There are many types of events, they come in all shapes and sizes and yes, we agree… planning your own public event can be a bit of a challenge and you may not know where to start. Alternatively, you might be on the other side of the spectrum and feel that there are not enough hours in the day for you to share all of the knowledge and wisdom that you’d like the public to benefit from. Regardless of your situation, we hope you’ll find this post helpful.
Have you ever thought about giving your audience the power to decide what the event is going to be about?
Audience-lead events can be a fantastic way of communicating your research and really enjoyable for the public.
Because people love to learn about what you do, but they also love to have the opportunity to ask you lots of burning questions!
Let me give you an example of something We consider to be a good audience-lead event…

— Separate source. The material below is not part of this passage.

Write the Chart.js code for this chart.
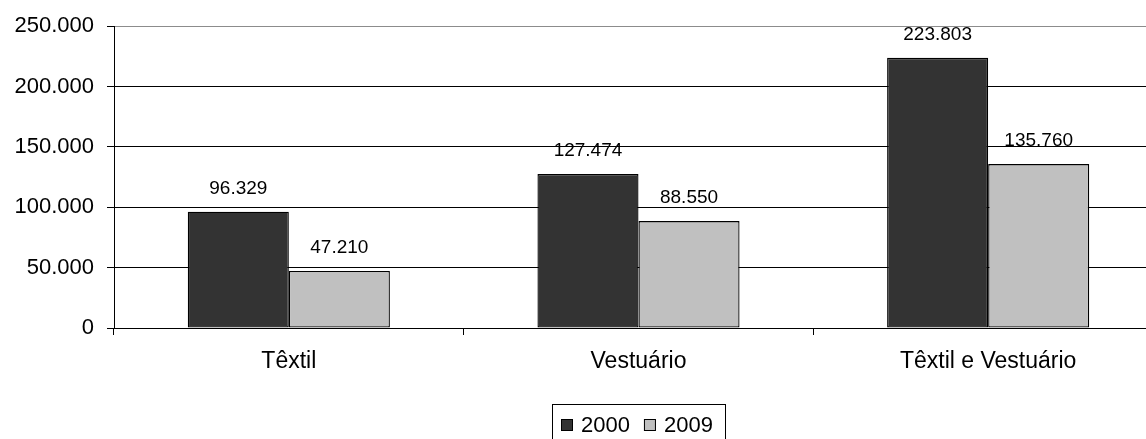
<!DOCTYPE html>
<html>
<head>
<meta charset="utf-8">
<script src="https://cdn.jsdelivr.net/npm/chart.js@4.4.1/dist/chart.umd.min.js"></script>
<style>
  html, body { margin: 0; padding: 0; background: #fff; overflow: hidden; }
  #wrap { width: 1146px; height: 439px; overflow: hidden; position: relative; }
  #box { width: 1170px; height: 450px; position: absolute; left: 0; top: 0; }
</style>
</head>
<body>
<div id="wrap"><div id="box"><canvas id="c"></canvas></div></div>
<script>
// Employment in the textile and clothing sectors, 2000 vs 2009
const categories = ['Têxtil', 'Vestuário', 'Têxtil e Vestuário'];
const seriesNames = ['2000', '2009'];
const values2000 = [96329, 127474, 223803];
const values2009 = [47210, 88550, 135760];
const yTickLabels = ['0', '50.000', '100.000', '150.000', '200.000', '250.000'];

const FONT = "'Liberation Sans', Arial, sans-serif";

// thousands separator with a dot
function fmt(v) {
  return String(v).replace(/\B(?=(\d{3})+(?!\d))/g, '.');
}

// value labels above each bar
const valueLabels = {
  id: 'valueLabels',
  afterDatasetsDraw(chart) {
    const ctx = chart.ctx;
    ctx.save();
    ctx.font = '19px ' + FONT;
    ctx.fillStyle = '#000';
    ctx.textAlign = 'center';
    ctx.textBaseline = 'alphabetic';
    chart.data.datasets.forEach((ds, di) => {
      const meta = chart.getDatasetMeta(di);
      meta.data.forEach((bar, i) => {
        ctx.fillText(fmt(ds.data[i]), bar.x, bar.y - 18);
      });
    });
    ctx.restore();
  }
};

// boxed legend under the plot
const boxedLegend = {
  id: 'boxedLegend',
  afterDraw(chart) {
    const ctx = chart.ctx;
    const area = chart.chartArea;
    ctx.save();
    ctx.font = '22px ' + FONT;
    const sq = 12, gapText = 8, gapItem = 14, padL = 9, padR = 12;
    const items = chart.data.datasets.map(ds => ({
      label: ds.label, fill: ds.backgroundColor, w: ctx.measureText(ds.label).width
    }));
    let total = padL + padR;
    items.forEach((it, i) => { total += sq + gapText + it.w + (i < items.length - 1 ? gapItem : 0); });
    const cx = (area.left + area.right) / 2;
    const left = Math.round(cx - total / 2);
    const top = 404;
    ctx.strokeStyle = '#000';
    ctx.lineWidth = 1;
    ctx.strokeRect(left + 0.5, top + 0.5, Math.round(total), 40);
    let x = left + padL;
    items.forEach(it => {
      ctx.fillStyle = it.fill;
      ctx.fillRect(x, 419, sq, sq);
      ctx.strokeRect(x + 0.5, 419.5, sq - 1, sq - 1);
      x += sq + gapText;
      ctx.fillStyle = '#000';
      ctx.textAlign = 'left';
      ctx.textBaseline = 'alphabetic';
      ctx.fillText(it.label, x, 432);
      x += it.w + gapItem;
    });
    ctx.restore();
  }
};

new Chart(document.getElementById('c'), {
  type: 'bar',
  data: {
    labels: categories,
    datasets: [
      { label: seriesNames[0], data: values2000, backgroundColor: '#333333', borderColor: '#000', borderWidth: 1.3,
        borderSkipped: false, categoryPercentage: 0.578, barPercentage: 1 },
      { label: seriesNames[1], data: values2009, backgroundColor: '#c0c0c0', borderColor: '#000', borderWidth: 1.3,
        borderSkipped: false, categoryPercentage: 0.578, barPercentage: 1 }
    ]
  },
  options: {
    responsive: true,
    maintainAspectRatio: false,
    animation: false,
    layout: { padding: { left: 0, right: 7, top: 24, bottom: 72 } },
    plugins: { legend: { display: false }, tooltip: { enabled: false } },
    scales: {
      x: {
        grid: { offset: true, drawOnChartArea: false, drawTicks: true, tickLength: 7, color: '#000', lineWidth: 1 },
        border: { color: '#000', width: 1 },
        ticks: { color: '#000', font: { family: FONT, size: 23 }, padding: 13, maxRotation: 0 },
        afterFit(s) { s.height = 50; }
      },
      y: {
        min: 0,
        max: 250000,
        ticks: {
          stepSize: 50000,
          color: '#000',
          font: { family: FONT, size: 22 },
          padding: 13,
          callback: (v, i) => yTickLabels[i]
        },
        grid: {
          color: c => (c.tick && c.tick.value === 250000 ? '#8c8c8c' : '#000'),
          tickColor: '#000',
          tickLength: 7,
          lineWidth: 1
        },
        border: { color: '#000', width: 1 },
        afterFit(s) { s.width = 114; }
      }
    }
  },
  plugins: [valueLabels, boxedLegend]
});
</script>
</body>
</html>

The Great British Brain Off
Although this event did not have much to do with baking cakes, Dr Alan Gow from Heriot-Watt University likes to call himself a ‘head chef’, because he has a passion for finding a recipe for the perfect brain.
There are lots of ways in which this research topic can be approached, but in this event, the ‘head chef’ orders his audience to write down what they think is good and bad for the human brain. Little sticky notes are collected and this is when the show really begins. Dr Gow looks through each note, reads them out loud and asks people to raise their hands if they agree with the statement. Then he begins to teach. On one side of the table there are colourful rainbows which he likes to call the Brainbow. He takes a graphic that corresponds with the topic on the sticky note, for example alcohol. He then places the graphic on the Brainbow – the higher it goes, the bigger the influence it has on our brain.
In an interactive and fun way, our beliefs on what is healthy for our brain are being challenged and mapped on the Brainbow, helping the audience to better understand the needs of the human brain.
If you are interested in watching the actual event, you can find it Here
This event took place as part of the British Science Festival in Swansea, 2016.